I nativi digitali vogliono che la tecnologia futura renda la vita migliore, piu' semplice e divertente. E quasi la meta' di loro ritiene che la tecnologia dovrebbe riconoscerli, imparando comportamenti e preferenze. Proprio per questo, in Italia, la generazione Y e' piu' propensa a condividere le informazioni personali rispetto ai concittadini piu' anziani, con il 59% disposto a condividere la data di nascita, il 46% i dati GPS, il 59% le e-mail, il 51% lo storico degli acquisti e addirittura il 44% i dati genetici. Vogliono avere insomma esperienze che li aiutino a vivere il momento e a dare il meglio di sé.

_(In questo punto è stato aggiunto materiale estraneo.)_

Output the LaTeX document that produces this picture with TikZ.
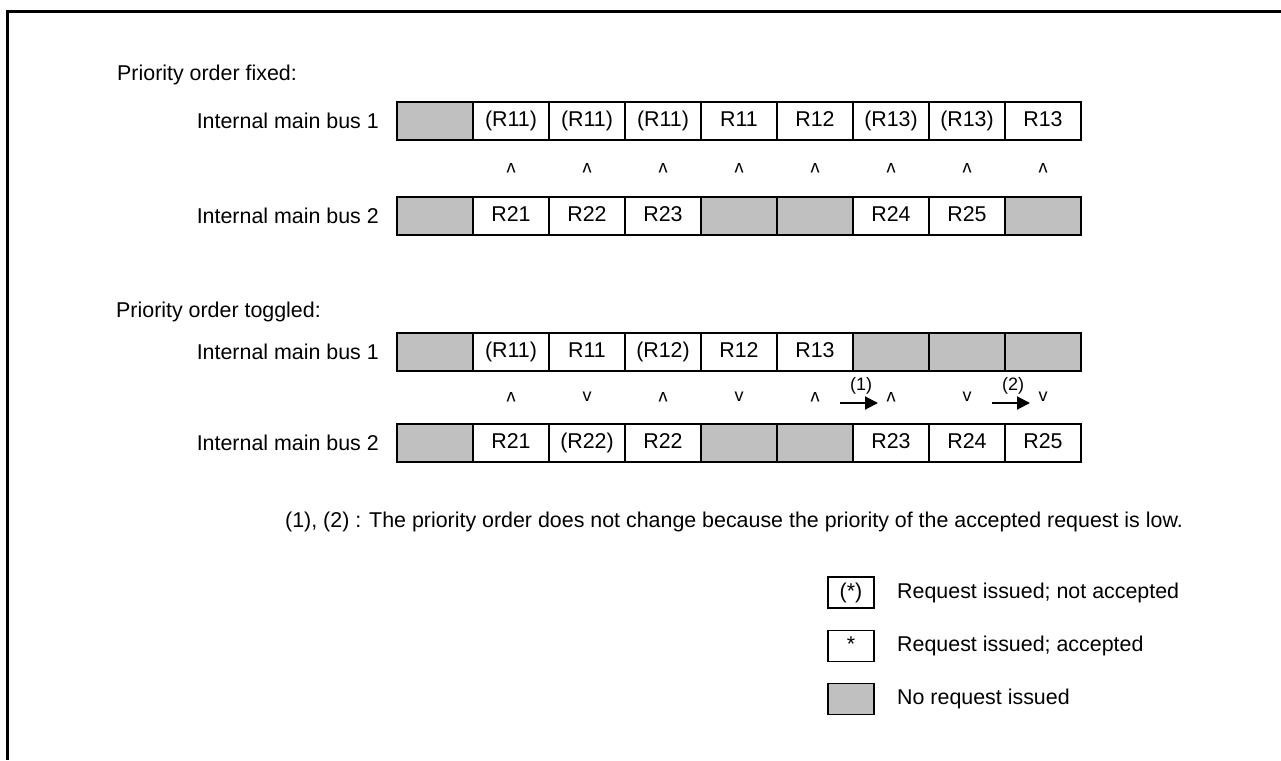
\documentclass[tikz,border=0pt]{standalone}
\usepackage{fontspec}
\setmainfont{Liberation Sans}
\usetikzlibrary{arrows.meta}
\begin{document}
\begin{tikzpicture}[x=1pt,y=-1pt,
  txt/.style={font=\fontsize{21.4}{25}\selectfont, inner sep=0pt},
  wcell/.style={draw, line width=1.2pt, fill=white, minimum width=76pt, minimum height=38pt, inner sep=0pt, text height=15.5pt, text depth=4.5pt, font=\fontsize{21.4}{25}\selectfont},
  gcell/.style={wcell, fill=cellgray},
  mk/.style={font=\fontsize{18}{20}\selectfont, inner sep=0pt},
  lab/.style={font=\fontsize{18}{20}\selectfont, inner sep=0pt},
  arr/.style={line width=2pt, -{Triangle[length=13pt,width=13pt]}},
  legbox/.style={draw, line width=1.2pt, minimum width=46pt, minimum height=31pt, inner sep=0pt, text height=15.5pt, text depth=4.5pt, font=\fontsize{21.4}{25}\selectfont}
]
\definecolor{cellgray}{HTML}{C0C0C0}
\useasboundingbox (0,0) rectangle (1281,760);
\fill[white] (0,0) rectangle (1281,760);
% frame
\draw[line width=3pt] (1281,11.5) -- (7.5,11.5) -- (7.5,760);

% ---------- Priority order fixed ----------
\node[txt, anchor=west] (hfix) at (117,75) {Priority order fixed:};
\node[txt, anchor=east] (lf1) at (379,121) {Internal main bus 1};
\node[txt, anchor=east] (lf2) at (379,216) {Internal main bus 2};
\foreach \s/\t [count=\i from 0] in {gcell/{}, wcell/{(R11)}, wcell/{(R11)}, wcell/{(R11)}, wcell/{R11}, wcell/{R12}, wcell/{(R13)}, wcell/{(R13)}, wcell/{R13}}
  \node[\s] (f1c\i) at (435+76*\i,121) {\t};
\foreach \s/\t [count=\i from 0] in {gcell/{}, wcell/{R21}, wcell/{R22}, wcell/{R23}, gcell/{}, gcell/{}, wcell/{R24}, wcell/{R25}, gcell/{}}
  \node[\s] (f2c\i) at (435+76*\i,216) {\t};
\foreach \i in {1,...,8}
  \node[mk] (fm\i) at (435+76*\i,168) {\rotatebox{180}{v}};

% ---------- Priority order toggled ----------
\node[txt, anchor=west] (htog) at (116,312) {Priority order toggled:};
\node[txt, anchor=east] (lt1) at (379,352) {Internal main bus 1};
\node[txt, anchor=east] (lt2) at (379,443) {Internal main bus 2};
\foreach \s/\t [count=\i from 0] in {gcell/{}, wcell/{(R11)}, wcell/{R11}, wcell/{(R12)}, wcell/{R12}, wcell/{R13}, gcell/{}, gcell/{}, gcell/{}}
  \node[\s] (t1c\i) at (435+76*\i,352) {\t};
\foreach \s/\t [count=\i from 0] in {gcell/{}, wcell/{R21}, wcell/{(R22)}, wcell/{R22}, gcell/{}, gcell/{}, wcell/{R23}, wcell/{R24}, wcell/{R25}}
  \node[\s] (t2c\i) at (435+76*\i,443) {\t};
\foreach \m [count=\i from 1] in {u,d,u,d,u,u,d,d}
  \node[mk] (tm\i) at (435+76*\i,397) {\if u\m\rotatebox{180}{v}\else v\fi};

% arrows (1), (2)
\coordinate (a1s) at (840,403);
\coordinate (a1e) at (878,403);
\coordinate (a2s) at (992,403);
\coordinate (a2e) at (1030,403);
\draw[arr] (a1s) -- (a1e);
\draw[arr] (a2s) -- (a2e);
\node[lab] (n1) at (861,386) {(1)};
\node[lab] (n2) at (1013,386) {(2)};

% footnote
\node[txt, anchor=west] (note) at (285,522) {(1), (2) : The priority order does not change because the priority of the accepted request is low.};

% legend
\node[legbox] (lg1) at (851,592.5) {(*)};
\node[legbox] (lg2) at (851,646) {*};
\node[legbox, fill=cellgray] (lg3) at (851,699) {};
\node[txt, anchor=west] (lx1) at (897,592.5) {Request issued; not accepted};
\node[txt, anchor=west] (lx2) at (897,646) {Request issued; accepted};
\node[txt, anchor=west] (lx3) at (897,699) {No request issued};
\end{tikzpicture}
\end{document}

Le over 45 'technology addicted' sono piu' numerose in Italia che negli altri Paesi maturi, oltre che nei mercati emergenti come la Cina, dove piu' di 7 donne su 10 di eta' superiore ai 45 anni sono convinte che non utilizziamo abbastanza tecnologia. Le donne italiane ritengono in particolare che le innovazioni porteranno a miglioramenti nel campo dell'istruzione (56%), dei trasporti (42%), del lavoro (53%) e dell'assistenza sanitaria (51%), e sono inoltre maggiormente disposte ad accettare tecnologie che per le coetanee di altre nazioni potrebbero essere considerate troppo personali, come software che osservano le loro abitudini lavorative (70%) e monitorano le abitudini di studio degli studenti (70%), e persino bagni intelligenti che tengono sotto controllo la loro salute (74%). "Storicamente le donne sono diventate utenti accanite di tecnologia quando la stessa si e' dimostrata in grado di risolvere i loro problemi, aiutandole a organizzare la loro vita e quella della loro famiglia, oltre che a risparmiare del tempo prezioso", ha aggiunto Bell. "Mi chiedo se cio' che i dati raccolti ci dicono e' che le donne sono ottimiste perche' riscontrano che l'innovazione tecnologica sta iniziando a trasformare in realta' la promessa di inserirsi meglio nei ritmi dei nostri giorni, aiutandoci a risolvere problemi e bisogni specifici e creando nuove esperienze coinvolgenti, che saranno preziose allo stesso modo per uomini e donne".
La ricerca del primo 'Barometro Intel' dell'innovazione tecnologica ha coinvolto, con il supporto dell'istituto di ricerca internazionale Penn Schoen Berland, quattro Paesi maturi (oltre all'Italia, gli Stati Uniti, il Giappone e la Francia) e altrettanti emergenti (Brasile, Cina, India e Indonesia).